Temperature effects on a motion transmission device made from carbon nanotubes: a molecular dynamics study

Abstract

A motion transmission system made from coaxial carbon nanotubes (CNTs) is introduced. In the system, the motor is built from a single-walled carbon nanotube (SWCNT) and the converter is made from triple-walled carbon nanotubes (TWCNTs). The outer shell acts as a stator with two fixed tube ends. The inner tube (rotor 1) and the middle tube (rotor 2) can move freely in the stator. When the axial gaps between the motor and the TWCNTs are small enough and the motor has a relatively high rotational speed, the two rotors have either stable rotation or oscillation, which can be considered as output signals. To investigate the effects of such factors as the length of rotor 2, the rotational speed of the motor, and the environmental temperature on the dynamic response of the two rotors, numerical simulations using molecular dynamics (MD) are presented on a device model having a (5, 5) motor and a (5, 5)/(10, 10)/(1, 15) converter. Numerical results show that the two inner tubes can act as both rotor(s) and oscillator, simultaneously if the middle tube is longer than the inner tube.

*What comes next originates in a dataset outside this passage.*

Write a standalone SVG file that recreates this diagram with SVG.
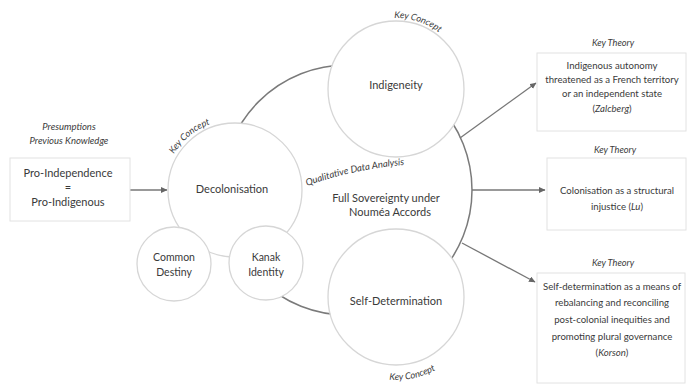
<svg xmlns="http://www.w3.org/2000/svg" width="688" height="385" viewBox="0 0 688 385">
<style>
text{font-family:Lato,"Noto Sans","Liberation Sans",sans-serif;fill:#3a3a3a}
.c{fill:#fff;stroke:#d6d6d6;stroke-width:1.3}
.big{fill:none;stroke:#7a7a7a;stroke-width:1.5}
.box{fill:#fff;stroke:#e2e2e2;stroke-width:1}
.lbl{font-size:11px;text-anchor:middle}
.it{font-style:italic;font-size:9.2px}
.t{font-size:9.6px;text-anchor:middle}
.ar{stroke:#777;stroke-width:1.3;fill:none;marker-end:url(#ah)}
</style>
<defs>
<marker id="ah" markerWidth="8" markerHeight="8" refX="6" refY="3" orient="auto" markerUnits="userSpaceOnUse">
<path d="M0,0 L6.5,3 L0,6 Z" fill="#666"/>
</marker>
<path id="kc1" d="M165,177.8 A70,70 0 0 1 235,120"/>
<path id="kc2" d="M369.4,23.2 A71,71 0 0 1 456.2,51.4"/>
<path id="kc3" d="M357,370.3 A83,83 0 0 0 461.4,348.1"/>
<path id="qda" d="M307,186 Q352,169 413,164"/>
</defs>
<rect width="688" height="385" fill="#fff"/>

<g id="connectors">
<circle class="big" cx="347" cy="190" r="125"/>
<line class="ar" x1="130" y1="190" x2="167" y2="190"/>
<line class="ar" x1="460" y1="138" x2="536" y2="83"/>
<line class="ar" x1="472" y1="190" x2="545" y2="190"/>
<line class="ar" x1="462" y1="243" x2="535" y2="282"/>
</g>

<g id="qualitative">
<text class="it" style="font-size:9.5px"><textPath href="#qda">Qualitative Data Analysis</textPath></text>
<text class="lbl" x="386" y="202">Full Sovereignty under</text>
<text class="lbl" x="390" y="216">Nouméa Accords</text>
</g>

<g id="presumptions">
<text class="it" x="69" y="130" text-anchor="middle" style="font-size:9.5px">Presumptions</text>
<text class="it" x="69" y="144" text-anchor="middle" style="font-size:9.5px">Previous Knowledge</text>
<rect class="box" x="10" y="158" width="120" height="63"/>
<text class="lbl" x="68" y="177">Pro-Independence</text>
<text class="lbl" x="68" y="191">=</text>
<text class="lbl" x="68" y="206">Pro-Indigenous</text>
</g>

<g id="decolonisation">
<circle class="c" cx="235" cy="190" r="67"/>
<text class="lbl" x="232" y="193">Decolonisation</text>
<text class="it"><textPath href="#kc1" startOffset="50%" text-anchor="middle">Key Concept</textPath></text>
</g>

<g id="common-destiny">
<circle class="c" cx="174" cy="264" r="37"/>
<text class="lbl" style="font-size:10.5px" x="174" y="261">Common</text>
<text class="lbl" style="font-size:10.5px" x="174" y="276">Destiny</text>
</g>

<g id="kanak-identity">
<circle class="c" cx="266" cy="263" r="37"/>
<text class="lbl" style="font-size:10.5px" x="266" y="261">Kanak</text>
<text class="lbl" style="font-size:10.5px" x="266" y="276">Identity</text>
</g>

<g id="indigeneity">
<circle class="c" cx="396" cy="89" r="68"/>
<text class="lbl" x="396" y="89">Indigeneity</text>
<text class="it"><textPath href="#kc2" startOffset="50%" text-anchor="middle">Key Concept</textPath></text>
</g>

<g id="self-determination">
<circle class="c" cx="396" cy="297" r="68"/>
<text class="lbl" x="396" y="305">Self-Determination</text>
<text class="it"><textPath href="#kc3" startOffset="50%" text-anchor="middle">Key Concept</textPath></text>
</g>

<g id="theory-zalcberg">
<text class="it" x="613" y="46" text-anchor="middle">Key Theory</text>
<rect class="box" x="537" y="53" width="149" height="78"/>
<text class="t" x="612" y="69">Indigenous autonomy</text>
<text class="t" x="612" y="83">threatened as a French territory</text>
<text class="t" x="612" y="97">or an independent state</text>
<text class="t" x="612" y="112">(<tspan font-style="italic">Zalcberg</tspan>)</text>
</g>

<g id="theory-lu">
<text class="it" x="615" y="153" text-anchor="middle">Key Theory</text>
<rect class="box" x="547" y="158" width="139" height="72"/>
<text class="t" x="617" y="194">Colonisation as a structural</text>
<text class="t" x="617" y="210">injustice (<tspan font-style="italic">Lu</tspan>)</text>
</g>

<g id="theory-korson">
<text class="it" x="613" y="266" text-anchor="middle">Key Theory</text>
<rect class="box" x="537" y="273" width="148" height="110"/>
<text class="t" x="612" y="290">Self-determination as a means of</text>
<text class="t" x="612" y="306">rebalancing and reconciling</text>
<text class="t" x="612" y="323">post-colonial inequities and</text>
<text class="t" x="612" y="340">promoting plural governance</text>
<text class="t" x="612" y="356">(<tspan font-style="italic">Korson</tspan>)</text>
</g>
</svg>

In particular, we find a new phenomenon, mode conversion of the rotation of rotor 1 by changing the environmental temperature. Briefly, rotor 1 rotates synchronously with the high-speed motor at a higher temperature or with rotor 2 at a lower temperature. The effect of radii difference among the three tubes in the bearing are also discussed by replacing the middle tube (10, 10) with different zigzag tubes.